According to the attorney general's office, Purdue allegedly claimed that their drugs were safe to take at higher doses and to treat minor pain without disclosing that higher doses could result in addiction, overdose, and death. The state also alleges that the company rewarded high-prescribing doctors and sales representatives.
"Purdue Pharma has not demonstrated to me that it is serious about addresing the state's very real allegations of misconduct and coming to a meaningful settlement," Jepsen said. "It is my hope that, in filing this lawsuit at this time, Connecticut can assist in the collective effort to hold this company and responsible individuals accountable."
The lawsuit also includes current and former members of Purdue's management and board of directors, alleging that they "designed, financed and waged a pervasive and aggressive campaign" to get more people taking OxyContin, Hysingla and Butrans, opioids that the company claims are safe and effective.
The litigation comes after a multi-state, year-and-a-half investigation into Purdue Pharma and five companies who manufacture opioids, though Purdue Pharma is the only company that Connecticut is suing. The lawsuit alleges four counts of violations of the Connecticut Unfair Trade Practices Act and will be filed in Superior Court in Hartford. Damages, civil penalties and "forfeiture of ill-gotten profits and restitution" are sought within the lawsuit.
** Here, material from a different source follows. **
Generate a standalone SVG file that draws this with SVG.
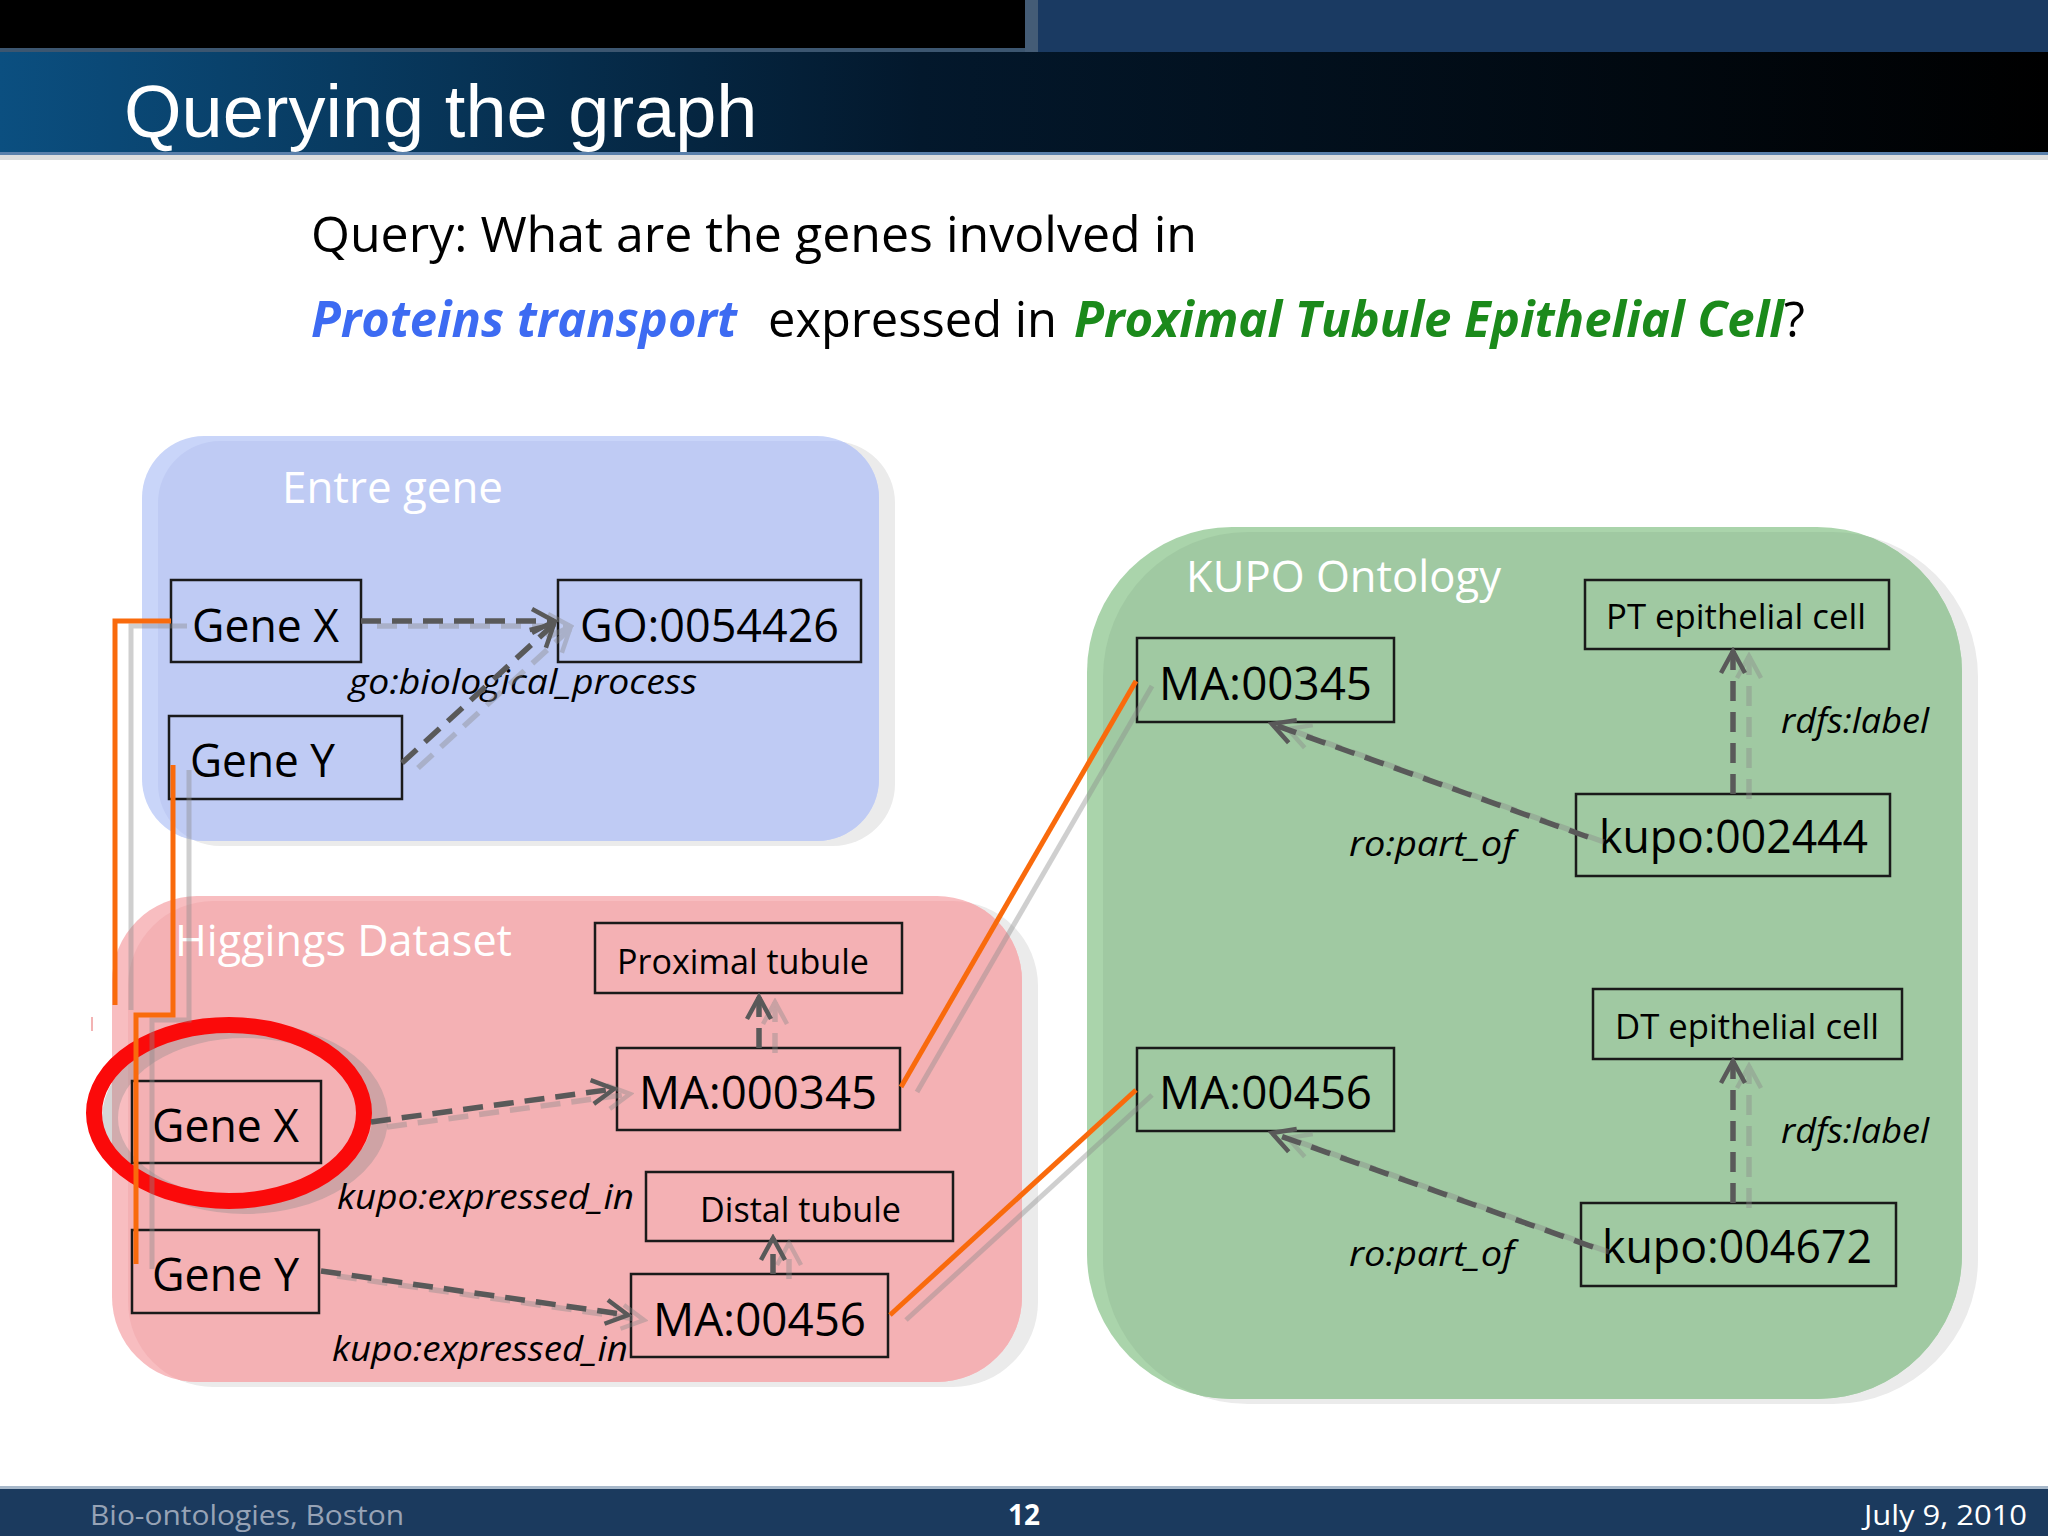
<svg xmlns="http://www.w3.org/2000/svg" width="2048" height="1536" viewBox="0 0 2048 1536">
<defs>
<linearGradient id="titleGrad" x1="0" y1="0" x2="1" y2="0">
<stop offset="0" stop-color="#0b4f80"/>
<stop offset="0.45" stop-color="#03182c"/>
<stop offset="1" stop-color="#000000"/>
</linearGradient>
<marker id="ah" viewBox="-28 -16 32 32" markerWidth="32" markerHeight="32" refX="0" refY="0" orient="auto" markerUnits="userSpaceOnUse">
<path d="M-22,-12 L0,0 L-22,12" fill="none" stroke="#595959" stroke-width="4.5"/>
</marker>
<marker id="ahg" viewBox="-28 -16 32 32" markerWidth="32" markerHeight="32" refX="0" refY="0" orient="auto" markerUnits="userSpaceOnUse">
<path d="M-22,-12 L0,0 L-22,12" fill="none" stroke="#8a8a8a" stroke-width="4.5"/>
</marker>
<clipPath id="clipBlue"><rect x="142" y="436" width="737" height="405" rx="62"/></clipPath>
<clipPath id="clipPink"><rect x="112" y="896" width="910" height="486" rx="85"/></clipPath>
<clipPath id="clipGreen"><rect x="1087" y="527" width="875" height="872" rx="145"/></clipPath>
<style>
.node{fill:none;stroke:#1a1a1a;stroke-width:2.5}
.big{font-family:"Open Sans","Noto Sans",sans-serif;font-size:46px;fill:#000}
.small{font-family:"Open Sans","Noto Sans",sans-serif;font-size:34px;fill:#000}
.lab{font-family:"Open Sans","Noto Sans",sans-serif;font-size:34px;font-style:italic;fill:#000}
.ctitle{font-family:"Open Sans","Noto Sans",sans-serif;font-size:44px;fill:#ffffff}
.dash{fill:none;stroke:#595959;stroke-width:5.5;stroke-dasharray:20 11;marker-end:url(#ah)}
.dashg{fill:none;stroke:#8a8a8a;stroke-width:5.5;stroke-dasharray:20 11;marker-end:url(#ahg)}
.orange{fill:none;stroke:#f96a0c;stroke-width:5}
.og{fill:none;stroke:#8a8a8a;stroke-width:5}
.q{font-family:"Open Sans","Noto Sans",sans-serif;font-size:50px}
.foot{font-family:"Open Sans","Noto Sans",sans-serif;font-size:28px}
</style>
</defs>

<rect x="0" y="0" width="2048" height="1536" fill="#ffffff"/>

<!-- header -->
<g id="header">
<rect x="0" y="0" width="2048" height="52" fill="#1a3a62"/>
<rect x="0" y="0" width="1025" height="48" fill="#000000"/>
<rect x="0" y="48" width="1025" height="4" fill="#3c5670"/>
<rect x="1025" y="0" width="13" height="52" fill="#445c76"/>
<rect x="0" y="52" width="2048" height="100" fill="url(#titleGrad)"/>
<rect x="0" y="152" width="2048" height="3" fill="#5a80ab"/>
<rect x="0" y="155" width="2048" height="5" fill="#dedede"/>
<text x="124" y="137" font-family="'Liberation Sans', Arial, sans-serif" font-size="74" fill="#ffffff">Querying the graph</text>
</g>

<!-- query -->
<g id="query">
<text class="q" x="311" y="252" fill="#000" textLength="886" lengthAdjust="spacingAndGlyphs">Query: What are the genes involved in</text>
<text class="q" x="311" y="337" fill="#3d6bf2" font-weight="bold" font-style="italic" textLength="426" lengthAdjust="spacingAndGlyphs">Proteins transport</text>
<text class="q" x="768" y="337" fill="#000" textLength="289" lengthAdjust="spacingAndGlyphs">expressed in</text>
<text class="q" x="1074" y="337" fill="#1b8a1b" font-weight="bold" font-style="italic" textLength="731" lengthAdjust="spacingAndGlyphs">Proximal Tubule Epithelial Cell<tspan fill="#000" font-weight="normal" font-style="normal">?</tspan></text>
</g>

<!-- containers -->
<g id="entrez-gene">
<rect x="158" y="441" width="737" height="405" rx="62" fill="#ebebeb"/>
<rect x="142" y="436" width="737" height="405" rx="62" fill="#c9d5f9"/>
<rect x="158" y="441" width="737" height="405" rx="62" fill="#bfcbf4" clip-path="url(#clipBlue)"/>
<text class="ctitle" x="282" y="503" textLength="221" lengthAdjust="spacingAndGlyphs">Entre gene</text>
</g>
<g id="higgings-dataset">
<rect x="128" y="901" width="910" height="486" rx="85" fill="#ebebeb"/>
<rect x="112" y="896" width="910" height="486" rx="85" fill="#f8bdc0"/>
<rect x="128" y="901" width="910" height="486" rx="85" fill="#f4b1b4" clip-path="url(#clipPink)"/>
<text class="ctitle" x="175" y="956" textLength="337" lengthAdjust="spacingAndGlyphs">Higgings Dataset</text>
</g>
<g id="kupo-ontology">
<rect x="1103" y="532" width="875" height="872" rx="145" fill="#ebebeb"/>
<rect x="1087" y="527" width="875" height="872" rx="145" fill="#aad4ab"/>
<rect x="1103" y="532" width="875" height="872" rx="145" fill="#a0c9a2" clip-path="url(#clipGreen)"/>
<text class="ctitle" x="1186" y="592" textLength="315" lengthAdjust="spacingAndGlyphs">KUPO Ontology</text>
</g>

<!-- nodes: Entrez gene -->
<g id="eg-gene-x"><rect class="node" x="171" y="580" width="190" height="82"/><text class="big" x="192" y="642" textLength="147" lengthAdjust="spacingAndGlyphs">Gene X</text></g>
<g id="eg-go-0054426"><rect class="node" x="558" y="580" width="303" height="82"/><text class="big" x="580" y="642" textLength="259" lengthAdjust="spacingAndGlyphs">GO:0054426</text></g>
<g id="eg-gene-y"><rect class="node" x="169" y="716" width="233" height="83"/><text class="big" x="190" y="777" textLength="145" lengthAdjust="spacingAndGlyphs">Gene Y</text></g>
<text class="lab" x="349" y="694" textLength="348" lengthAdjust="spacingAndGlyphs">go:biological_process</text>

<!-- red highlight ellipse -->
<g id="highlight">
<ellipse cx="245" cy="1118" rx="135" ry="88" fill="none" stroke="#8a8a8a" stroke-width="16" opacity="0.35"/>
<ellipse cx="229" cy="1113" rx="135" ry="88" fill="none" stroke="#fb0a0a" stroke-width="16"/>
</g>

<!-- nodes: Higgings -->
<g id="hd-gene-x"><rect class="node" x="132" y="1081" width="189" height="82"/><text class="big" x="152" y="1142" textLength="147" lengthAdjust="spacingAndGlyphs">Gene X</text></g>
<g id="hd-gene-y"><rect class="node" x="132" y="1230" width="187" height="83"/><text class="big" x="152" y="1291" textLength="147" lengthAdjust="spacingAndGlyphs">Gene Y</text></g>
<g id="hd-proximal-tubule"><rect class="node" x="595" y="923" width="307" height="70"/><text class="small" x="617" y="974" textLength="252" lengthAdjust="spacingAndGlyphs">Proximal tubule</text></g>
<g id="hd-ma-000345"><rect class="node" x="617" y="1048" width="283" height="82"/><text class="big" x="639" y="1109" textLength="238" lengthAdjust="spacingAndGlyphs">MA:000345</text></g>
<g id="hd-distal-tubule"><rect class="node" x="646" y="1172" width="307" height="69"/><text class="small" x="700" y="1222" textLength="201" lengthAdjust="spacingAndGlyphs">Distal tubule</text></g>
<g id="hd-ma-00456"><rect class="node" x="631" y="1274" width="257" height="83"/><text class="big" x="653" y="1336" textLength="213" lengthAdjust="spacingAndGlyphs">MA:00456</text></g>
<text class="lab" x="337" y="1209" textLength="297" lengthAdjust="spacingAndGlyphs">kupo:expressed_in</text>
<text class="lab" x="332" y="1361" textLength="296" lengthAdjust="spacingAndGlyphs">kupo:expressed_in</text>

<!-- nodes: KUPO -->
<g id="ko-ma-00345"><rect class="node" x="1137" y="638" width="257" height="84"/><text class="big" x="1159" y="700" textLength="213" lengthAdjust="spacingAndGlyphs">MA:00345</text></g>
<g id="ko-pt-epithelial-cell"><rect class="node" x="1585" y="580" width="304" height="69"/><text class="small" x="1606" y="629" textLength="260" lengthAdjust="spacingAndGlyphs">PT epithelial cell</text></g>
<g id="ko-kupo-002444"><rect class="node" x="1576" y="794" width="314" height="82"/><text class="big" x="1599" y="853" textLength="269" lengthAdjust="spacingAndGlyphs">kupo:002444</text></g>
<g id="ko-dt-epithelial-cell"><rect class="node" x="1593" y="989" width="309" height="70"/><text class="small" x="1615" y="1039" textLength="264" lengthAdjust="spacingAndGlyphs">DT epithelial cell</text></g>
<g id="ko-ma-00456"><rect class="node" x="1137" y="1048" width="257" height="83"/><text class="big" x="1159" y="1109" textLength="213" lengthAdjust="spacingAndGlyphs">MA:00456</text></g>
<g id="ko-kupo-004672"><rect class="node" x="1581" y="1203" width="315" height="83"/><text class="big" x="1602" y="1263" textLength="270" lengthAdjust="spacingAndGlyphs">kupo:004672</text></g>
<text class="lab" x="1781" y="733" textLength="148" lengthAdjust="spacingAndGlyphs">rdfs:label</text>
<text class="lab" x="1349" y="856" textLength="165" lengthAdjust="spacingAndGlyphs">ro:part_of</text>
<text class="lab" x="1781" y="1143" textLength="148" lengthAdjust="spacingAndGlyphs">rdfs:label</text>
<text class="lab" x="1349" y="1266" textLength="165" lengthAdjust="spacingAndGlyphs">ro:part_of</text>

<!-- connectors -->
<g id="connectors">
<g id="ghosts" transform="translate(16,5)" opacity="0.4">
<path class="dashg" d="M361,621 L554,621"/>
<path class="dashg" d="M402,763 L554,624"/>
<path class="dashg" d="M371,1122 L614,1089"/>
<path class="dashg" d="M321,1271 L628,1315"/>
<path class="dashg" d="M759,1048 L759,997"/>
<path class="dashg" d="M773,1274 L773,1238"/>
<path class="dashg" d="M1733,794 L1733,651"/>
<path class="dashg" d="M1588,837 L1272,724"/>
<path class="dashg" d="M1733,1203 L1733,1061"/>
<path class="dashg" d="M1593,1247 L1272,1133"/>
<path class="og" d="M171,621 L115,621 L115,1005"/>
<path class="og" d="M173,765 L173,1015 L136,1015 L136,1264"/>
<path class="og" d="M901,1087 L1136,681"/>
<path class="og" d="M890,1315 L1136,1090"/>
</g>
<path class="dash" d="M361,621 L554,621"/>
<path class="dash" d="M402,763 L554,624"/>
<path class="dash" d="M371,1122 L614,1089"/>
<path class="dash" d="M321,1271 L628,1315"/>
<path class="dash" d="M759,1048 L759,997"/>
<path class="dash" d="M773,1274 L773,1238"/>
<path class="dash" d="M1733,794 L1733,651"/>
<path class="dash" d="M1588,837 L1272,724"/>
<path class="dash" d="M1733,1203 L1733,1061"/>
<path class="dash" d="M1593,1247 L1272,1133"/>
<path class="orange" d="M171,621 L115,621 L115,1005"/>
<path class="orange" d="M173,765 L173,1015 L136,1015 L136,1264"/>
<path class="orange" d="M901,1087 L1136,681"/>
<path class="orange" d="M890,1315 L1136,1090"/>
<line x1="92" y1="1017" x2="92" y2="1031" stroke="#f3b3b3" stroke-width="2"/>
</g>

<!-- footer -->
<g id="footer">
<rect x="0" y="1486" width="2048" height="3" fill="#a7b8ca"/>
<rect x="0" y="1489" width="2048" height="47" fill="#1b3a5e"/>
<text class="foot" x="90" y="1525" fill="#97a3b6" textLength="314" lengthAdjust="spacingAndGlyphs">Bio-ontologies, Boston</text>
<text class="foot" x="1024" y="1525" fill="#ffffff" font-weight="bold" text-anchor="middle">12</text>
<text class="foot" x="1864" y="1525" fill="#ffffff" textLength="163" lengthAdjust="spacingAndGlyphs">July 9, 2010</text>
</g>
</svg>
Last year in Connecticut, more than 1,000 people died from accidental drug overdoses, the majority of which were linked to opioids. The Office of the Chief Medical Examiner estimates that by the end of this year, overdose deaths could exceed those during 2017.
In a statement, the company "vigorously" denies the allegations, saying that they "share the state's concern about the opioid crisis" and will continue to "work collaboratively with the state to address this public health challenge."